● **Source material**
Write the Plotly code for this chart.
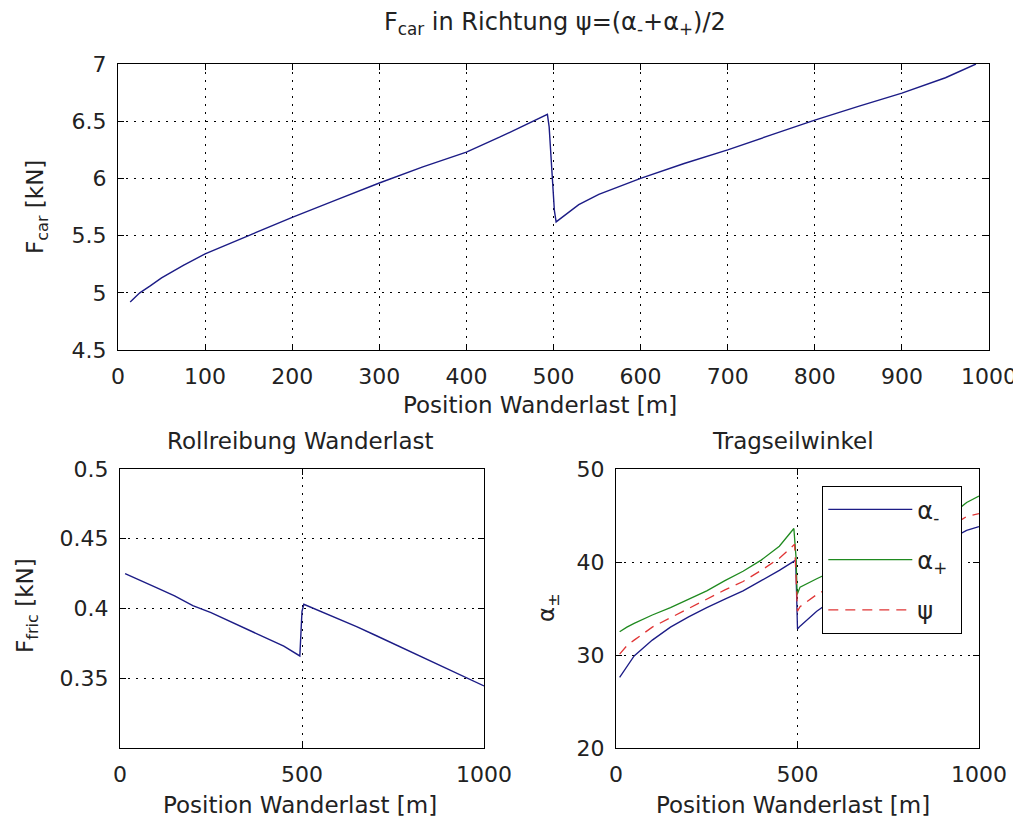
import plotly.graph_objects as go

# ---------------- data ----------------
pos_top = [14, 25, 37, 50, 75, 100, 150, 200, 250, 300, 350, 400, 438, 460, 480, 493,
           495, 497, 499, 501, 503, 529, 552, 600, 650, 700, 750, 800, 850, 900, 950, 985]
f_car = [4.92, 5.00, 5.06, 5.13, 5.24, 5.34, 5.50, 5.66, 5.81, 5.96, 6.10, 6.23, 6.36, 6.44, 6.51, 6.56,
         6.45, 6.20, 5.95, 5.72, 5.62, 5.77, 5.86, 6.00, 6.13, 6.25, 6.38, 6.51, 6.63, 6.745, 6.88, 7.00]

pos_fric = [14, 50, 100, 150, 200, 250, 300, 350, 400, 450, 494, 496, 498, 500, 505,
            550, 600, 650, 700, 750, 800, 850, 900, 950, 1000]
f_fric = [0.425, 0.421, 0.415, 0.409, 0.402, 0.397, 0.391, 0.385, 0.379, 0.373, 0.366, 0.375, 0.390, 0.398, 0.403,
          0.398, 0.393, 0.387, 0.381, 0.375, 0.369, 0.363, 0.357, 0.351, 0.3445]

pos_am = [10, 30, 50, 100, 150, 200, 250, 300, 350, 400, 450, 495, 497, 500, 507,
          553, 600, 650, 700, 750, 800, 850, 900, 950, 966, 1000]
alpha_minus = [27.6, 28.8, 29.9, 31.6, 33.0, 34.1, 35.1, 36.0, 36.9, 38.0, 39.1, 40.2, 36.0, 32.8, 33.1,
               34.7, 36.0, 37.1, 38.1, 39.1, 40.0, 41.0, 42.0, 43.0, 43.4, 43.8]

pos_ap = [10, 30, 50, 100, 150, 200, 250, 300, 350, 400, 450, 490, 496, 499, 507,
          553, 600, 650, 700, 750, 800, 850, 900, 950, 966, 1000]
alpha_plus = [32.5, 33.0, 33.4, 34.3, 35.1, 36.0, 36.9, 38.0, 39.0, 40.2, 41.7, 43.6, 40.5, 36.5, 37.3,
              38.2, 39.1, 40.0, 40.9, 41.8, 42.8, 43.8, 44.8, 45.9, 46.4, 47.1]

pos_psi = [10, 30, 50, 100, 150, 200, 250, 300, 350, 400, 450, 492, 496, 500, 507,
           553, 600, 650, 700, 750, 800, 850, 900, 950, 966, 1000]
psi = [30.1, 31.0, 31.6, 33.0, 34.0, 35.0, 36.0, 37.0, 37.9, 39.1, 40.4, 41.9, 38.5, 34.7, 35.2,
       36.5, 37.5, 38.6, 39.5, 40.5, 41.4, 42.4, 43.4, 44.5, 44.9, 45.2]

top_xticks = [0, 100, 200, 300, 400, 500, 600, 700, 800, 900, 1000]
top_yticks = [4.5, 5, 5.5, 6, 6.5, 7]
bot_xticks = [0, 500, 1000]
fric_yticks = [0.35, 0.4, 0.45, 0.5]
fric_ytext = ["0.35", "0.4", "0.45", "0.5"]
ang_yticks = [20, 30, 40, 50]

# ---------------- layout helpers ----------------
# the html page body has an 8px margin; the figure starts at (8, 8) and runs to the window edge
OFF = 8
FW, FH = 1021 - OFF, 823 - OFF
def px(x):
    return (x - OFF) / FW
def py(y):
    return 1 - (y - OFF) / FH

FONT = "DejaVu Sans"
BLUE = "#1c1c86"
GREEN = "#1f8a1f"
RED = "#e03535"
TXT = "#222"
NB = "\u00a0"

fig = go.Figure()
fig.add_trace(go.Scatter(x=pos_top, y=f_car, mode="lines", line=dict(color=BLUE, width=1.4),
                         xaxis="x", yaxis="y", showlegend=False))
fig.add_trace(go.Scatter(x=pos_fric, y=f_fric, mode="lines", line=dict(color=BLUE, width=1.4),
                         xaxis="x2", yaxis="y2", showlegend=False))
fig.add_trace(go.Scatter(x=pos_am, y=alpha_minus, mode="lines", name="α<sub>-</sub>" + NB,
                         line=dict(color=BLUE, width=1.3), xaxis="x3", yaxis="y3", legendgroup="a"))
fig.add_trace(go.Scatter(x=pos_ap, y=alpha_plus, mode="lines", name="α<sub>+</sub>" + NB,
                         line=dict(color=GREEN, width=1.3), xaxis="x3", yaxis="y3", legendgroup="b"))
fig.add_trace(go.Scatter(x=pos_psi, y=psi, mode="lines", name="ψ" + NB,
                         line=dict(color=RED, width=1.3, dash="10px,7px"), xaxis="x3", yaxis="y3", legendgroup="c"))

def axis(**kw):
    d = dict(showline=True, linecolor="black", linewidth=1.3, mirror="allticks",
             ticks="inside", ticklen=6, tickcolor="black", tickwidth=1,
             showgrid=True, gridcolor="black", griddash="2px,6px", gridwidth=1,
             zeroline=False, automargin=False,
             tickfont=dict(family=FONT, size=22, color=TXT),
             ticklabelstandoff=6)
    d.update(kw)
    return d

fig.update_layout(
    width=FW, height=FH,
    margin=dict(l=0, r=0, t=0, b=0, pad=0, autoexpand=False),
    paper_bgcolor="white", plot_bgcolor="white",
    xaxis=axis(domain=[px(118), px(989)], range=[0, 1000], tickvals=top_xticks, anchor="y"),
    yaxis=axis(domain=[py(350), py(64)], range=[4.5, 7], tickvals=top_yticks, anchor="x"),
    xaxis2=axis(domain=[px(120), px(484)], range=[0, 1000], tickvals=bot_xticks, anchor="y2"),
    yaxis2=axis(domain=[py(748), py(469)], range=[0.3, 0.5], tickvals=fric_yticks, ticktext=fric_ytext, anchor="x2"),
    xaxis3=axis(domain=[px(616), px(979)], range=[0, 1000], tickvals=bot_xticks, anchor="y3"),
    yaxis3=axis(domain=[py(748), py(469)], range=[20, 50], tickvals=ang_yticks, anchor="x3"),
    legend=dict(x=px(822), y=py(486), xanchor="left", yanchor="top", bgcolor="white",
                bordercolor="black", borderwidth=1.3, font=dict(family=FONT, size=24, color=TXT),
                itemwidth=84, traceorder="grouped", tracegroupgap=16),
    showlegend=True,
)

title_font = dict(family=FONT, size=24, color=TXT)
sub_font = dict(family=FONT, size=23, color=TXT)
lab_font = dict(family=FONT, size=23, color=TXT)
annotations = [
    dict(text="F<sub>car</sub> in Richtung ψ=(α<sub>-</sub>+α<sub>+</sub>)/2", x=px(555), y=py(24), font=title_font),
    dict(text="Position Wanderlast [m]", x=px(540), y=py(405), font=lab_font),
    dict(text="F<sub>car</sub> [kN]", x=px(37), y=py(207), font=lab_font, textangle=-90),
    dict(text="Rollreibung Wanderlast", x=px(300), y=py(441), font=sub_font),
    dict(text="F<sub>fric</sub> [kN]", x=px(27), y=py(606), font=lab_font, textangle=-90),
    dict(text="Position Wanderlast [m]", x=px(300), y=py(805), font=lab_font),
    dict(text="Tragseilwinkel", x=px(793), y=py(441), font=sub_font),
    dict(text="α<sub>±</sub>", x=px(548), y=py(608), font=lab_font, textangle=-90),
    dict(text="Position Wanderlast [m]", x=px(793), y=py(805), font=lab_font),
]
for a in annotations:
    a.update(xref="paper", yref="paper", showarrow=False, xanchor="center", yanchor="middle")
fig.update_layout(annotations=annotations)

fig.write_html("out.html")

● **Exercise brief**
Reproduce the data above in full, exactly as it is, with the pictures left out.

● **Complete output**
Write the Plotly code for this chart.
import plotly.graph_objects as go

# ---------------- data ----------------
pos_top = [14, 25, 37, 50, 75, 100, 150, 200, 250, 300, 350, 400, 438, 460, 480, 493,
           495, 497, 499, 501, 503, 529, 552, 600, 650, 700, 750, 800, 850, 900, 950, 985]
f_car = [4.92, 5.00, 5.06, 5.13, 5.24, 5.34, 5.50, 5.66, 5.81, 5.96, 6.10, 6.23, 6.36, 6.44, 6.51, 6.56,
         6.45, 6.20, 5.95, 5.72, 5.62, 5.77, 5.86, 6.00, 6.13, 6.25, 6.38, 6.51, 6.63, 6.745, 6.88, 7.00]

pos_fric = [14, 50, 100, 150, 200, 250, 300, 350, 400, 450, 494, 496, 498, 500, 505,
            550, 600, 650, 700, 750, 800, 850, 900, 950, 1000]
f_fric = [0.425, 0.421, 0.415, 0.409, 0.402, 0.397, 0.391, 0.385, 0.379, 0.373, 0.366, 0.375, 0.390, 0.398, 0.403,
          0.398, 0.393, 0.387, 0.381, 0.375, 0.369, 0.363, 0.357, 0.351, 0.3445]

pos_am = [10, 30, 50, 100, 150, 200, 250, 300, 350, 400, 450, 495, 497, 500, 507,
          553, 600, 650, 700, 750, 800, 850, 900, 950, 966, 1000]
alpha_minus = [27.6, 28.8, 29.9, 31.6, 33.0, 34.1, 35.1, 36.0, 36.9, 38.0, 39.1, 40.2, 36.0, 32.8, 33.1,
               34.7, 36.0, 37.1, 38.1, 39.1, 40.0, 41.0, 42.0, 43.0, 43.4, 43.8]

pos_ap = [10, 30, 50, 100, 150, 200, 250, 300, 350, 400, 450, 490, 496, 499, 507,
          553, 600, 650, 700, 750, 800, 850, 900, 950, 966, 1000]
alpha_plus = [32.5, 33.0, 33.4, 34.3, 35.1, 36.0, 36.9, 38.0, 39.0, 40.2, 41.7, 43.6, 40.5, 36.5, 37.3,
              38.2, 39.1, 40.0, 40.9, 41.8, 42.8, 43.8, 44.8, 45.9, 46.4, 47.1]

pos_psi = [10, 30, 50, 100, 150, 200, 250, 300, 350, 400, 450, 492, 496, 500, 507,
           553, 600, 650, 700, 750, 800, 850, 900, 950, 966, 1000]
psi = [30.1, 31.0, 31.6, 33.0, 34.0, 35.0, 36.0, 37.0, 37.9, 39.1, 40.4, 41.9, 38.5, 34.7, 35.2,
       36.5, 37.5, 38.6, 39.5, 40.5, 41.4, 42.4, 43.4, 44.5, 44.9, 45.2]

top_xticks = [0, 100, 200, 300, 400, 500, 600, 700, 800, 900, 1000]
top_yticks = [4.5, 5, 5.5, 6, 6.5, 7]
bot_xticks = [0, 500, 1000]
fric_yticks = [0.35, 0.4, 0.45, 0.5]
fric_ytext = ["0.35", "0.4", "0.45", "0.5"]
ang_yticks = [20, 30, 40, 50]

# ---------------- layout helpers ----------------
# the html page body has an 8px margin; the figure starts at (8, 8) and runs to the window edge
OFF = 8
FW, FH = 1021 - OFF, 823 - OFF
def px(x):
    return (x - OFF) / FW
def py(y):
    return 1 - (y - OFF) / FH

FONT = "DejaVu Sans"
BLUE = "#1c1c86"
GREEN = "#1f8a1f"
RED = "#e03535"
TXT = "#222"
NB = "\u00a0"

fig = go.Figure()
fig.add_trace(go.Scatter(x=pos_top, y=f_car, mode="lines", line=dict(color=BLUE, width=1.4),
                         xaxis="x", yaxis="y", showlegend=False))
fig.add_trace(go.Scatter(x=pos_fric, y=f_fric, mode="lines", line=dict(color=BLUE, width=1.4),
                         xaxis="x2", yaxis="y2", showlegend=False))
fig.add_trace(go.Scatter(x=pos_am, y=alpha_minus, mode="lines", name="α<sub>-</sub>" + NB,
                         line=dict(color=BLUE, width=1.3), xaxis="x3", yaxis="y3", legendgroup="a"))
fig.add_trace(go.Scatter(x=pos_ap, y=alpha_plus, mode="lines", name="α<sub>+</sub>" + NB,
                         line=dict(color=GREEN, width=1.3), xaxis="x3", yaxis="y3", legendgroup="b"))
fig.add_trace(go.Scatter(x=pos_psi, y=psi, mode="lines", name="ψ" + NB,
                         line=dict(color=RED, width=1.3, dash="10px,7px"), xaxis="x3", yaxis="y3", legendgroup="c"))

def axis(**kw):
    d = dict(showline=True, linecolor="black", linewidth=1.3, mirror="allticks",
             ticks="inside", ticklen=6, tickcolor="black", tickwidth=1,
             showgrid=True, gridcolor="black", griddash="2px,6px", gridwidth=1,
             zeroline=False, automargin=False,
             tickfont=dict(family=FONT, size=22, color=TXT),
             ticklabelstandoff=6)
    d.update(kw)
    return d

fig.update_layout(
    width=FW, height=FH,
    margin=dict(l=0, r=0, t=0, b=0, pad=0, autoexpand=False),
    paper_bgcolor="white", plot_bgcolor="white",
    xaxis=axis(domain=[px(118), px(989)], range=[0, 1000], tickvals=top_xticks, anchor="y"),
    yaxis=axis(domain=[py(350), py(64)], range=[4.5, 7], tickvals=top_yticks, anchor="x"),
    xaxis2=axis(domain=[px(120), px(484)], range=[0, 1000], tickvals=bot_xticks, anchor="y2"),
    yaxis2=axis(domain=[py(748), py(469)], range=[0.3, 0.5], tickvals=fric_yticks, ticktext=fric_ytext, anchor="x2"),
    xaxis3=axis(domain=[px(616), px(979)], range=[0, 1000], tickvals=bot_xticks, anchor="y3"),
    yaxis3=axis(domain=[py(748), py(469)], range=[20, 50], tickvals=ang_yticks, anchor="x3"),
    legend=dict(x=px(822), y=py(486), xanchor="left", yanchor="top", bgcolor="white",
                bordercolor="black", borderwidth=1.3, font=dict(family=FONT, size=24, color=TXT),
                itemwidth=84, traceorder="grouped", tracegroupgap=16),
    showlegend=True,
)

title_font = dict(family=FONT, size=24, color=TXT)
sub_font = dict(family=FONT, size=23, color=TXT)
lab_font = dict(family=FONT, size=23, color=TXT)
annotations = [
    dict(text="F<sub>car</sub> in Richtung ψ=(α<sub>-</sub>+α<sub>+</sub>)/2", x=px(555), y=py(24), font=title_font),
    dict(text="Position Wanderlast [m]", x=px(540), y=py(405), font=lab_font),
    dict(text="F<sub>car</sub> [kN]", x=px(37), y=py(207), font=lab_font, textangle=-90),
    dict(text="Rollreibung Wanderlast", x=px(300), y=py(441), font=sub_font),
    dict(text="F<sub>fric</sub> [kN]", x=px(27), y=py(606), font=lab_font, textangle=-90),
    dict(text="Position Wanderlast [m]", x=px(300), y=py(805), font=lab_font),
    dict(text="Tragseilwinkel", x=px(793), y=py(441), font=sub_font),
    dict(text="α<sub>±</sub>", x=px(548), y=py(608), font=lab_font, textangle=-90),
    dict(text="Position Wanderlast [m]", x=px(793), y=py(805), font=lab_font),
]
for a in annotations:
    a.update(xref="paper", yref="paper", showarrow=False, xanchor="center", yanchor="middle")
fig.update_layout(annotations=annotations)

fig.write_html("out.html")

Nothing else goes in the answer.